Written task: Find all lines in the records that include the word "with", and copy them out.

Figure scripts:
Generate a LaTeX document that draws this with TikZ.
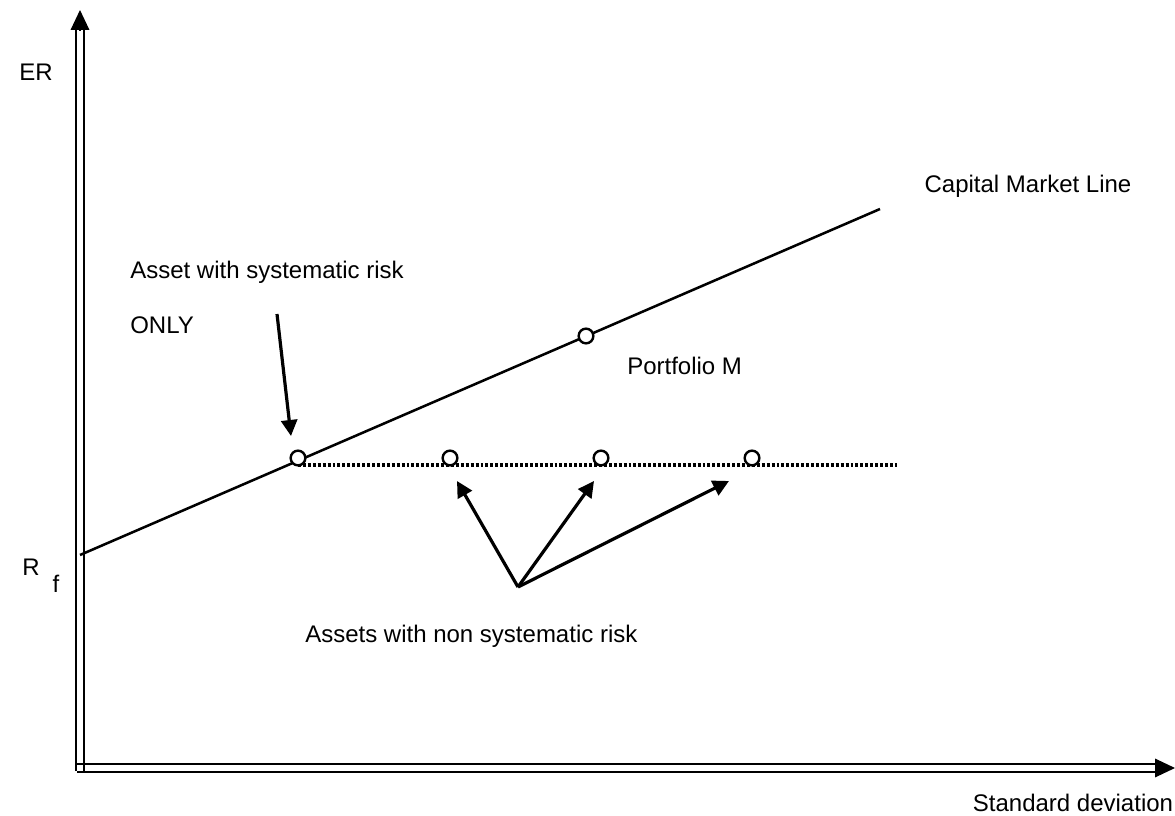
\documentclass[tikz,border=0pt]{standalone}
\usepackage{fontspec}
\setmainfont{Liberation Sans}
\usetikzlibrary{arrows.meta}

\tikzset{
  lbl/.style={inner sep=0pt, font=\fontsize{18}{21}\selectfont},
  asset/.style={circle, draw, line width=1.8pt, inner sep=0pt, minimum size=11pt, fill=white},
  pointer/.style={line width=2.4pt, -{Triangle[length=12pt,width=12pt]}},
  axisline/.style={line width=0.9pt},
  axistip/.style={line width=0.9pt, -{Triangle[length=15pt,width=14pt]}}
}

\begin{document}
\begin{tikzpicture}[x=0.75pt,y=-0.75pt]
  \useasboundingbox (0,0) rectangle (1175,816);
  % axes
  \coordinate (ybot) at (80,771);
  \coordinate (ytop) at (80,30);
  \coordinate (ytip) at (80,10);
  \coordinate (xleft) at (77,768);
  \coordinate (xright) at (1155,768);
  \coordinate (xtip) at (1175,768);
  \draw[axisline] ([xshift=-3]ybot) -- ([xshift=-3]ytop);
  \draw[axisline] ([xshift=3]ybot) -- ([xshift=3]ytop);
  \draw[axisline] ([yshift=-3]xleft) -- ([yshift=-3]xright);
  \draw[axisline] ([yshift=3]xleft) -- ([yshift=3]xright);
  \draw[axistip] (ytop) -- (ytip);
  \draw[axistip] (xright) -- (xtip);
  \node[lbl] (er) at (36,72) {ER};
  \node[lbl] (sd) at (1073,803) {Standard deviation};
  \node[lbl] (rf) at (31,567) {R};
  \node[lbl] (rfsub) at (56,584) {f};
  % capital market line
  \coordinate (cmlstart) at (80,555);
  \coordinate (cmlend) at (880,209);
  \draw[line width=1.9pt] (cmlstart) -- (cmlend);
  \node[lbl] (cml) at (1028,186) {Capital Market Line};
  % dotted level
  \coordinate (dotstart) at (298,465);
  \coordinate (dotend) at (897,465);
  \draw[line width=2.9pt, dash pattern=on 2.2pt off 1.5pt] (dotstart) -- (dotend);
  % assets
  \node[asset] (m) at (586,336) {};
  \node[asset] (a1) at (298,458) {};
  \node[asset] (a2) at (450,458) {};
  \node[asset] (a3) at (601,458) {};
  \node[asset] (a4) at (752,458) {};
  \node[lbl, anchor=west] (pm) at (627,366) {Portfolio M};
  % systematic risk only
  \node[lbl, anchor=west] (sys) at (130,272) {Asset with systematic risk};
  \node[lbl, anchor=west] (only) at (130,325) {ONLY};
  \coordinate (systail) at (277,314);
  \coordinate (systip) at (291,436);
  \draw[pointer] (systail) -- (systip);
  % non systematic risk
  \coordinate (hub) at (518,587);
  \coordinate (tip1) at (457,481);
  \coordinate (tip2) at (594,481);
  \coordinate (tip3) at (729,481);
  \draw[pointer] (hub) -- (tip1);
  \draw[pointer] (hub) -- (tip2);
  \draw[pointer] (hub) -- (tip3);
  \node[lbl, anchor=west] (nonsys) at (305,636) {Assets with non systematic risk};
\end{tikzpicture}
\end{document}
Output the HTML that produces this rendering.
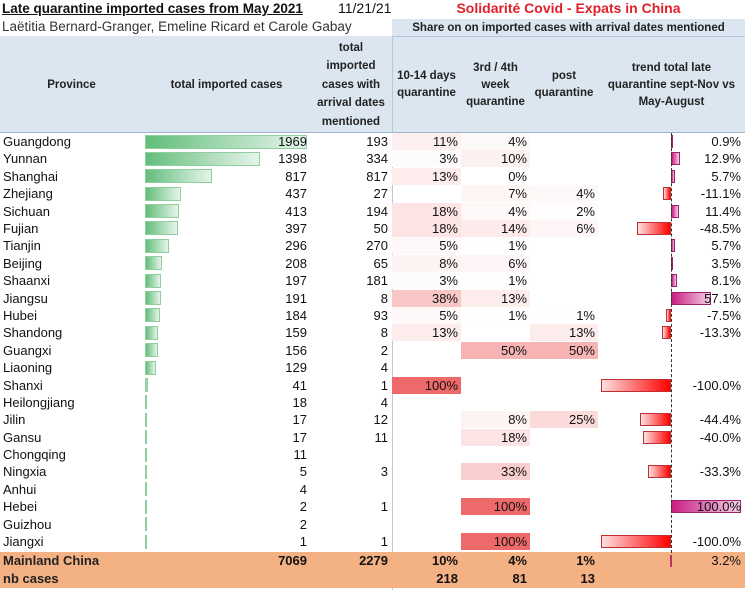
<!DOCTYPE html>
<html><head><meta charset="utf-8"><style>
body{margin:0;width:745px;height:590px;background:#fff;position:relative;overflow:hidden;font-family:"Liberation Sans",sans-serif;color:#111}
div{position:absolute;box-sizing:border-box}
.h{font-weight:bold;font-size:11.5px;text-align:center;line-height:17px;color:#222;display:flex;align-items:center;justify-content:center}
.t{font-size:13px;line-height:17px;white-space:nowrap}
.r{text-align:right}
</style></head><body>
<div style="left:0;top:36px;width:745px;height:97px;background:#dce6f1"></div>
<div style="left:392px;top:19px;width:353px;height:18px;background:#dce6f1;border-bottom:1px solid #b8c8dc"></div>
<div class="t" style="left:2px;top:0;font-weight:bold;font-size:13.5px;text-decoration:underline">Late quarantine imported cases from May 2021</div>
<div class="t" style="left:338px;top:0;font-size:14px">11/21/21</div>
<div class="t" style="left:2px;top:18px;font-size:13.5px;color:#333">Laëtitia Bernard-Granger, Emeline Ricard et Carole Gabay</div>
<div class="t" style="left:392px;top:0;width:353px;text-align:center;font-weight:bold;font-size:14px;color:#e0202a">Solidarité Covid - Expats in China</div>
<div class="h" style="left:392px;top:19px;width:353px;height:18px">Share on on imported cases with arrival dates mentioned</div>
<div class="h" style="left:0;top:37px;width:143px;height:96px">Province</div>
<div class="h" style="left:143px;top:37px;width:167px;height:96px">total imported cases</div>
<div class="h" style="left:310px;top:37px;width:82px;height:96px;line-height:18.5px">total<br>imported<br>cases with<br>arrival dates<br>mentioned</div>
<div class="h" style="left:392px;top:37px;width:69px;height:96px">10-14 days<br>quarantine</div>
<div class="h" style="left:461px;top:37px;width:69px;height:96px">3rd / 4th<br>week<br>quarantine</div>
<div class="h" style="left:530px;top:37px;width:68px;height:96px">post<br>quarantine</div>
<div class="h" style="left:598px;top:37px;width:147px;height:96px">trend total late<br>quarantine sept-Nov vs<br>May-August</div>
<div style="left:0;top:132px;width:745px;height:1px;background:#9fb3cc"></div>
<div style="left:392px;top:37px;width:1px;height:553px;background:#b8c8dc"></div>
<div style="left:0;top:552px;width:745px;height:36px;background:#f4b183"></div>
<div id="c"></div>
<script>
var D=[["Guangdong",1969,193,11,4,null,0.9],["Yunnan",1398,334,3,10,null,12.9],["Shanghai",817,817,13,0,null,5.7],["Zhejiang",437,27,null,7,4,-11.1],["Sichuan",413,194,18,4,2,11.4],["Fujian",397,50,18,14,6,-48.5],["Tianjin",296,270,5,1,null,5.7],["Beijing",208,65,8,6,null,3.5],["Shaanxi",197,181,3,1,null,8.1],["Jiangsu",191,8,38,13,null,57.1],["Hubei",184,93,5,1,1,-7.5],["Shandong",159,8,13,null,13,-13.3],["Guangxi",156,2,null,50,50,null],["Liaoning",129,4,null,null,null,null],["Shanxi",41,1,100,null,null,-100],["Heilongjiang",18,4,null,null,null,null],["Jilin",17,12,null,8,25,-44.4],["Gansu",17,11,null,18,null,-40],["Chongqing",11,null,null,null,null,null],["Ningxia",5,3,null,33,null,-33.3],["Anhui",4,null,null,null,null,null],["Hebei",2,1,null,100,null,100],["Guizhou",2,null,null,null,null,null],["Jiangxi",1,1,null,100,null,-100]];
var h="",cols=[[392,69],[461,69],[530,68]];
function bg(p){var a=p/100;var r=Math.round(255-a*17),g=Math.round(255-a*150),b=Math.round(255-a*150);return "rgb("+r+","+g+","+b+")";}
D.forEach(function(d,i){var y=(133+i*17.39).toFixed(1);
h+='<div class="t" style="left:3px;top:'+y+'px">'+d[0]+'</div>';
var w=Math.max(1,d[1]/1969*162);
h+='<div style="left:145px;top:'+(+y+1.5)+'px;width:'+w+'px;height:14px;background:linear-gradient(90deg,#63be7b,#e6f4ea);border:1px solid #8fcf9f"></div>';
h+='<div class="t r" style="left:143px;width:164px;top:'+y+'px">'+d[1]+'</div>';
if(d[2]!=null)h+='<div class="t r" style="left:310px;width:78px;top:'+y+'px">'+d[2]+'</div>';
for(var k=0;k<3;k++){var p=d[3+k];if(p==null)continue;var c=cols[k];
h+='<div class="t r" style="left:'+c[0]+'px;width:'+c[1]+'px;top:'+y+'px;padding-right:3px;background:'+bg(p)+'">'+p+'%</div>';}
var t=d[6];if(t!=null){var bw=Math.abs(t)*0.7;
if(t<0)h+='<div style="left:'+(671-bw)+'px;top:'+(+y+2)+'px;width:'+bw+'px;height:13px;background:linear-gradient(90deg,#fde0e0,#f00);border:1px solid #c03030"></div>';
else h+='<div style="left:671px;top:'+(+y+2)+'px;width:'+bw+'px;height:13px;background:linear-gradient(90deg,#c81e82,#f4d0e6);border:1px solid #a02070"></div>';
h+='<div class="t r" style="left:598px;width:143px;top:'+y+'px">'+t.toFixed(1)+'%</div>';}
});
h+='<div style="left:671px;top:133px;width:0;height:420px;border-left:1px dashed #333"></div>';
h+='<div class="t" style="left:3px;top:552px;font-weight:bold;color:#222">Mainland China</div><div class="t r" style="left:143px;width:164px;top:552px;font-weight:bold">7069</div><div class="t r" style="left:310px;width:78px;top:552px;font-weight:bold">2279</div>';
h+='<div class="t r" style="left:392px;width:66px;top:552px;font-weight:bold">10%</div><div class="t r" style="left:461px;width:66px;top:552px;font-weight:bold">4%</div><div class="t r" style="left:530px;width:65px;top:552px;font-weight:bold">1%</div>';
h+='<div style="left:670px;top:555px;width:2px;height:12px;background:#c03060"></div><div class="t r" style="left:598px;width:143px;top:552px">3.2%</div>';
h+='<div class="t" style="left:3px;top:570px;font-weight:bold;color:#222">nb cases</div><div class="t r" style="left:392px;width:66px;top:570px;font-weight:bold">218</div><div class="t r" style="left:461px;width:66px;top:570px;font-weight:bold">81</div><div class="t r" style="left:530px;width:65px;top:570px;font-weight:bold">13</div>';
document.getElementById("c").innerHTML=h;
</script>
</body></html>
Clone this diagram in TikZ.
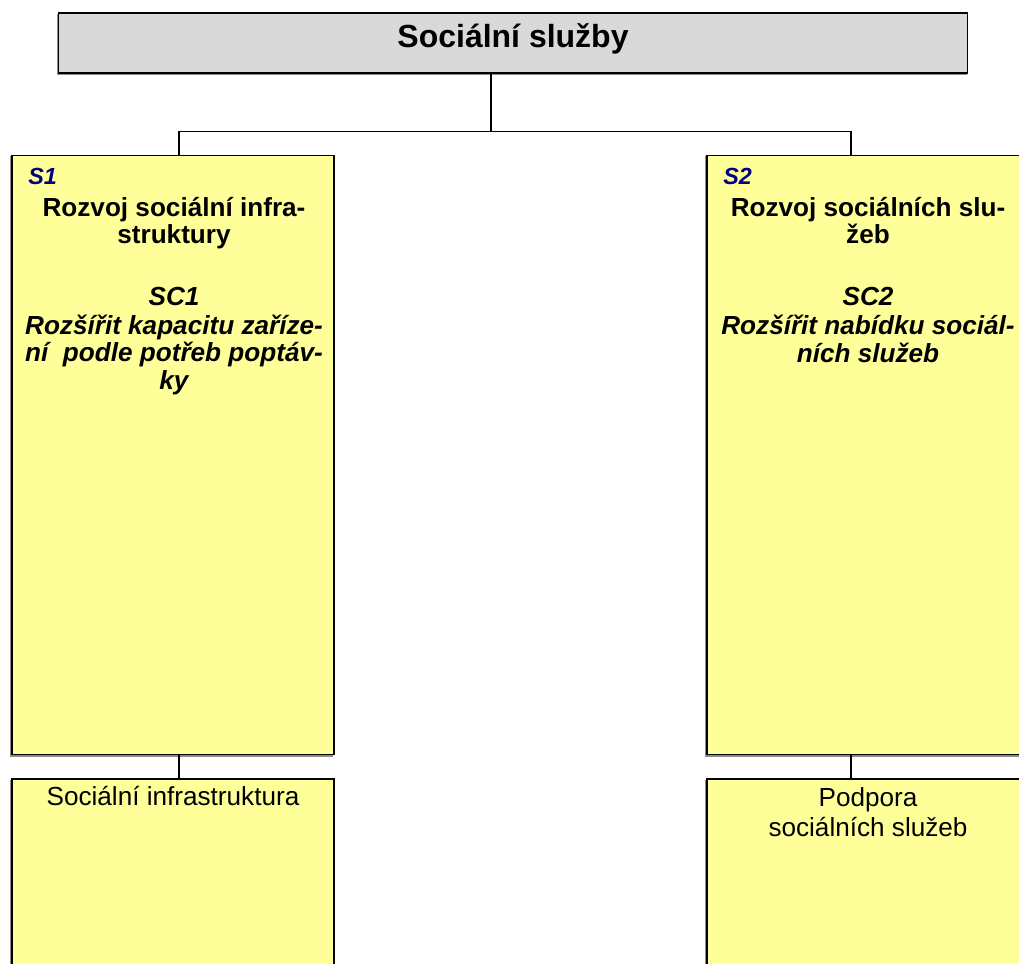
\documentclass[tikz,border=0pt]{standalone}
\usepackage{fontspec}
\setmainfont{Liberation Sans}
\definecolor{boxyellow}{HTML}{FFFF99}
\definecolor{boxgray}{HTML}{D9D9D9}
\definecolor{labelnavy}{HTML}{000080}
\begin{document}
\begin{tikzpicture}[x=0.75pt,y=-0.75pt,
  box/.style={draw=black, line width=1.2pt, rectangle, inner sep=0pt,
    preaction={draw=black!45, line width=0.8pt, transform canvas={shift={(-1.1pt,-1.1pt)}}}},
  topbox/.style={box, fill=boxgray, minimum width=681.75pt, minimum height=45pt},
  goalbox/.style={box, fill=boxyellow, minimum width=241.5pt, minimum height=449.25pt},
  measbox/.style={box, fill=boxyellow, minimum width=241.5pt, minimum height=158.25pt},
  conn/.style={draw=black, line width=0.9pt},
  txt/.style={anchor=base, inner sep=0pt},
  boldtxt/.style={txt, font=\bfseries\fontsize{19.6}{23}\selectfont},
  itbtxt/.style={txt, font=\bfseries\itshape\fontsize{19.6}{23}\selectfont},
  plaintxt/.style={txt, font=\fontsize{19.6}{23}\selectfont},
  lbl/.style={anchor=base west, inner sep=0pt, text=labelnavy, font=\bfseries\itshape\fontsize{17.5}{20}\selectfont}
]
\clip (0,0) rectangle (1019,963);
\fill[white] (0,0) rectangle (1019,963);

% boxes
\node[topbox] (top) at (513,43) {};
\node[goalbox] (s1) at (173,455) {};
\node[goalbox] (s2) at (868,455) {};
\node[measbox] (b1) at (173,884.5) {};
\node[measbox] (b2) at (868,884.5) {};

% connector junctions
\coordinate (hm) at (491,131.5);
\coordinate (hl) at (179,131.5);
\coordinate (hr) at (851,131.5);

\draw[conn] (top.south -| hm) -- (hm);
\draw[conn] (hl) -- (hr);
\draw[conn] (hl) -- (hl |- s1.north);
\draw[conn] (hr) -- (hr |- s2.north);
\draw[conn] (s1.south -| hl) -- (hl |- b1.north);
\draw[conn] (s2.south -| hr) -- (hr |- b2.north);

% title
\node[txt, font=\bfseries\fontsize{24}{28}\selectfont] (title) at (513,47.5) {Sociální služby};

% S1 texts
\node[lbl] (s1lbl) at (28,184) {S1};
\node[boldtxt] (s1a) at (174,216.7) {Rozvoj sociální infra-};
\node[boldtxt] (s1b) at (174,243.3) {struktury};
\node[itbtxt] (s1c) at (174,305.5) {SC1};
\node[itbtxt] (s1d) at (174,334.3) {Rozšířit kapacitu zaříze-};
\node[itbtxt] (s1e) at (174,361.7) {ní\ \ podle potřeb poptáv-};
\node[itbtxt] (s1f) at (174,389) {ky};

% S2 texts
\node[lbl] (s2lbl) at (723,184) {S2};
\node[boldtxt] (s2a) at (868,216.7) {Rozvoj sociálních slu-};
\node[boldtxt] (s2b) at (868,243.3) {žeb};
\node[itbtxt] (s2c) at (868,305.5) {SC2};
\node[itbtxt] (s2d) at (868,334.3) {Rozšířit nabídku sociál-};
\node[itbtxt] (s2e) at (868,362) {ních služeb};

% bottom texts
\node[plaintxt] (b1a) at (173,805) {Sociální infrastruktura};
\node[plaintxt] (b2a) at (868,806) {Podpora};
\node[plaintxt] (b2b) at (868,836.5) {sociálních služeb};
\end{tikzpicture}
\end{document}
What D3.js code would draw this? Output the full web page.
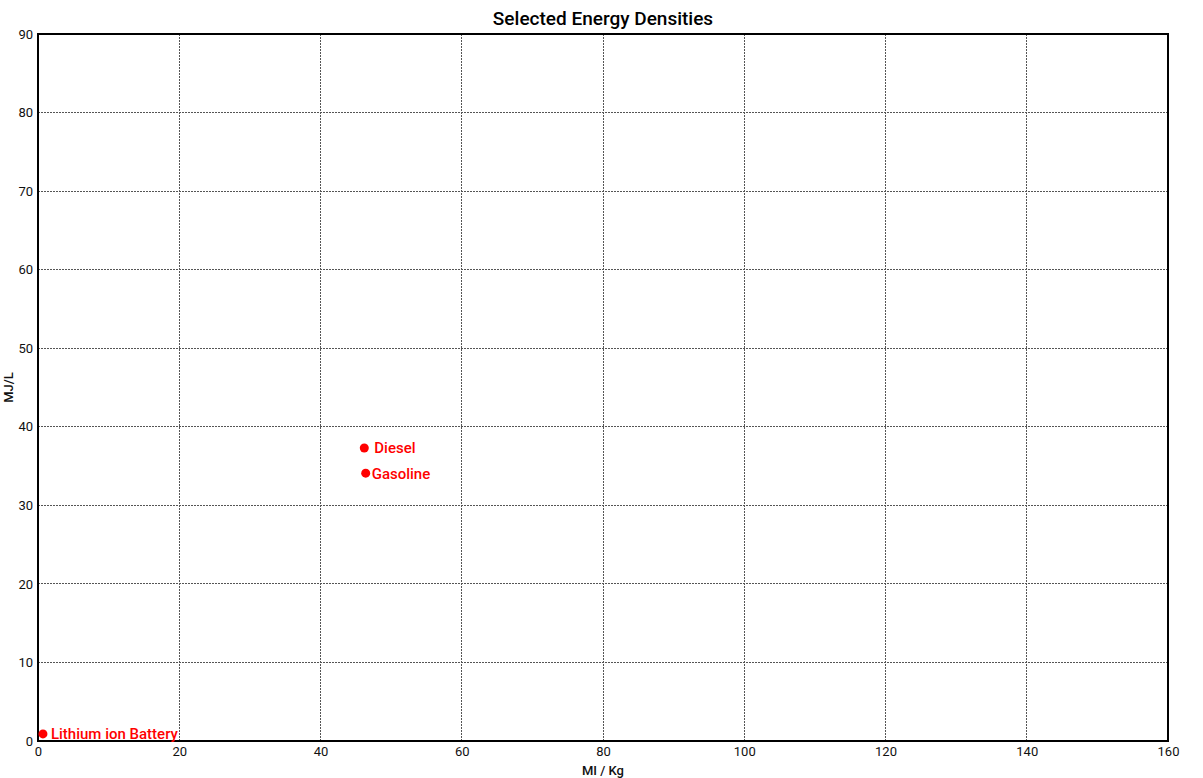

Response:
Generate a LaTeX document that draws this with TikZ.
  \node[lbl, anchor=west] (sys) at (130,272) {Asset with systematic risk};
  \node[lbl, anchor=west] (nonsys) at (305,636) {Assets with non systematic risk};
<div class="h" style="left:392px;top:19px;width:353px;height:18px">Share on on imported cases with arrival dates mentioned</div>
<div class="h" style="left:310px;top:37px;width:82px;height:96px;line-height:18.5px">total<br>imported<br>cases with<br>arrival dates<br>mentioned</div>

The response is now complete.